Dear Alex,
Thanks for excellent tool which align rnaseq data very fast.
I am using STAR to align our dataset. After removing adapters, trimmed reads were submitted to star and I am getting good alignment rate around 95% average across all samples.
Here is the command I used:
STAR --runThreadN 32 --genomeDir STARIndex --readFilesIn test_1.fastq test_2.fastq --outFileNamePrefix sample1 --outSAMtype BAM SortedByCoordinate --limitBAMsortRAM 30000000000 --twopassMode Basic --outSAMunmapped Within --outFilterMultimapNmax 10 --outTmpDir tmpdir
Star log final out file :
Mapping speed, Million of reads per hour | 107.07
Number of input reads | 23585104
Average input read length | 276
UNIQUE READS:
Uniquely mapped reads number | 15965778
Uniquely mapped reads % | 67.69%
Average mapped length | 273.29
Number of splices: Total | 10931770
Number of splices: Annotated (sjdb) | 10870946
Number of splices: GT/AG | 10809839
Number of splices: GC/AG | 73575
Number of splices: AT/AC | 3369
Number of splices: Non-canonical | 44987
Mismatch rate per base, % | 0.43%
Deletion rate per base | 0.01%
Deletion average length | 1.51
Insertion rate per base | 0.03%
Insertion average length | 1.15
MULTI-MAPPING READS:
Number of reads mapped to multiple loci | 6558742
% of reads mapped to multiple loci | 27.81%
Number of reads mapped to too many loci | 10347
% of reads mapped to too many loci | 0.04%
UNMAPPED READS:
% of reads unmapped: too many mismatches | 0.00%
% of reads unmapped: too short | 4.25%
% of reads unmapped: other | 0.20%
Following, I ran featureCounts and only few reads (20 to 30%) were assigned to features on reverse strand (Trueseq stranded library used while sequencing by default "reverse" stranded). I observed reads were assigned to both forward and reverse strands which should not be for stranded library.

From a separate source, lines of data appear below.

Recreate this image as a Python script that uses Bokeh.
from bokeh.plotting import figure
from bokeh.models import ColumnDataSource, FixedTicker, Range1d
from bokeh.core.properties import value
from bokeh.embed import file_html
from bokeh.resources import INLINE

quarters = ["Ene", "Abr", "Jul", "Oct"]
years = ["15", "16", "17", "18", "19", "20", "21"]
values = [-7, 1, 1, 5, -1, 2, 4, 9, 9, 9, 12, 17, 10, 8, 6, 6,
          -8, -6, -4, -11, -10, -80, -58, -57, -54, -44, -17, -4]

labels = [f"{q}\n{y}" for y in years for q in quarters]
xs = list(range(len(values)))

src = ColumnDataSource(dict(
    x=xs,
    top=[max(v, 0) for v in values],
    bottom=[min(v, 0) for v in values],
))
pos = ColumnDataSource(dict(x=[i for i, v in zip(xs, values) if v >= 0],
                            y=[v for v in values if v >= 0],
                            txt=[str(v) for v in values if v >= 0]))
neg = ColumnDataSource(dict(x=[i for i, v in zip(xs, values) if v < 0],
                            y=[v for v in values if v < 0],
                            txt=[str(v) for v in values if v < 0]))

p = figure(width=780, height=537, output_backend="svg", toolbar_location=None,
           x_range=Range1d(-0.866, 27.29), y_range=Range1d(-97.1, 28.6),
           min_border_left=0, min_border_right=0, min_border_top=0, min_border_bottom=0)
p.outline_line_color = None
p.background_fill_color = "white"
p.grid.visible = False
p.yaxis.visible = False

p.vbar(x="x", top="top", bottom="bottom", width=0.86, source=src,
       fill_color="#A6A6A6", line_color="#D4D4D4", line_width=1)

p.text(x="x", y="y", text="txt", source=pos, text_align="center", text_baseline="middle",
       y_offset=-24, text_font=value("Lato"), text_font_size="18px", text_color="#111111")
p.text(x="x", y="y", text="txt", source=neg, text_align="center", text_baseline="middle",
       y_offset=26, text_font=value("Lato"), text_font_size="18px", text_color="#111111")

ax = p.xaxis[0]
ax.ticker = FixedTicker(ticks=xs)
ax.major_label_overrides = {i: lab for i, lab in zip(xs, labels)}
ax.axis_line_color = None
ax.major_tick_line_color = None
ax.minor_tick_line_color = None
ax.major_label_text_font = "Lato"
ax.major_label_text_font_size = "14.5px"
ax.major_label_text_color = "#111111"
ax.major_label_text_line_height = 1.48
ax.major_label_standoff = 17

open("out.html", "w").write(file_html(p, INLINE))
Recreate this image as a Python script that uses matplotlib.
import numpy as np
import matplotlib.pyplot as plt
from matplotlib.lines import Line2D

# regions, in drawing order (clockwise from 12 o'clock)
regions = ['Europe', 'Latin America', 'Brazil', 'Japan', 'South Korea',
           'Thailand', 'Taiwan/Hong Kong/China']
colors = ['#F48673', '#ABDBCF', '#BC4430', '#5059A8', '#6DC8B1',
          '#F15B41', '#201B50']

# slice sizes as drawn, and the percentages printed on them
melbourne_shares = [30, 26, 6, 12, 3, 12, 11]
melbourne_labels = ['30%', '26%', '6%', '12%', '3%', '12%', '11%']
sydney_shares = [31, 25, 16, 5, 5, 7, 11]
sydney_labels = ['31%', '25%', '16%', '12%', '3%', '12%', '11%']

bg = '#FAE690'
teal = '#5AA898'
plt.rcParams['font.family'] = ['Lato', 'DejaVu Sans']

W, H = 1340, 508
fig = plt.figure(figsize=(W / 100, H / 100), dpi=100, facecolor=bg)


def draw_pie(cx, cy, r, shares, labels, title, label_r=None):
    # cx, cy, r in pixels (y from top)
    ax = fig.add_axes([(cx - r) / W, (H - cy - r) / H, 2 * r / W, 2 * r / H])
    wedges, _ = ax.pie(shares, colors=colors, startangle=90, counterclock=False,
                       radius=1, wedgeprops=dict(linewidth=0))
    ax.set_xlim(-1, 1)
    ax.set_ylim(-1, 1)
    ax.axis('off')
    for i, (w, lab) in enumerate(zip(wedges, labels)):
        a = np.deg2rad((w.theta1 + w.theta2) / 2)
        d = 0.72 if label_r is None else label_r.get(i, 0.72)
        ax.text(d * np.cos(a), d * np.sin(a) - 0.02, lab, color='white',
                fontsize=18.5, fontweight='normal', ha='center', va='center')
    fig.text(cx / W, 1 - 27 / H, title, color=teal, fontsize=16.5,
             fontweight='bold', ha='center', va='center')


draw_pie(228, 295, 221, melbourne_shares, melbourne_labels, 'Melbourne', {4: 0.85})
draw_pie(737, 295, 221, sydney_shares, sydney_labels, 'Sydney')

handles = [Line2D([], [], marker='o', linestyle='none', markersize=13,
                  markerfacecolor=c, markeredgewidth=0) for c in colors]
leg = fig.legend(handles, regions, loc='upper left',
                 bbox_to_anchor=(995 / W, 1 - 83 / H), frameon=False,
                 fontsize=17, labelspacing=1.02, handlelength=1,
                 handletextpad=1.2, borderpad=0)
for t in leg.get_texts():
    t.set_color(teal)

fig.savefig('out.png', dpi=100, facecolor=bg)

And also, I observed %GC is high (49-55%) across all samples before trimming and after trimming.
Even though all adapters were removed. We are still having over represented sequences in other pair (R2) read with "no hit". After observing these, I am afraid if data is having any contamination. Please let me know what check s do I need to perform for contamination in data.
I have checked across related posts before posting this.
Could you please suggest me how can I decrease multimapped reads so that % of uniquely mapped reads will increase.
Thanks In Advance
Fazulur Rehaman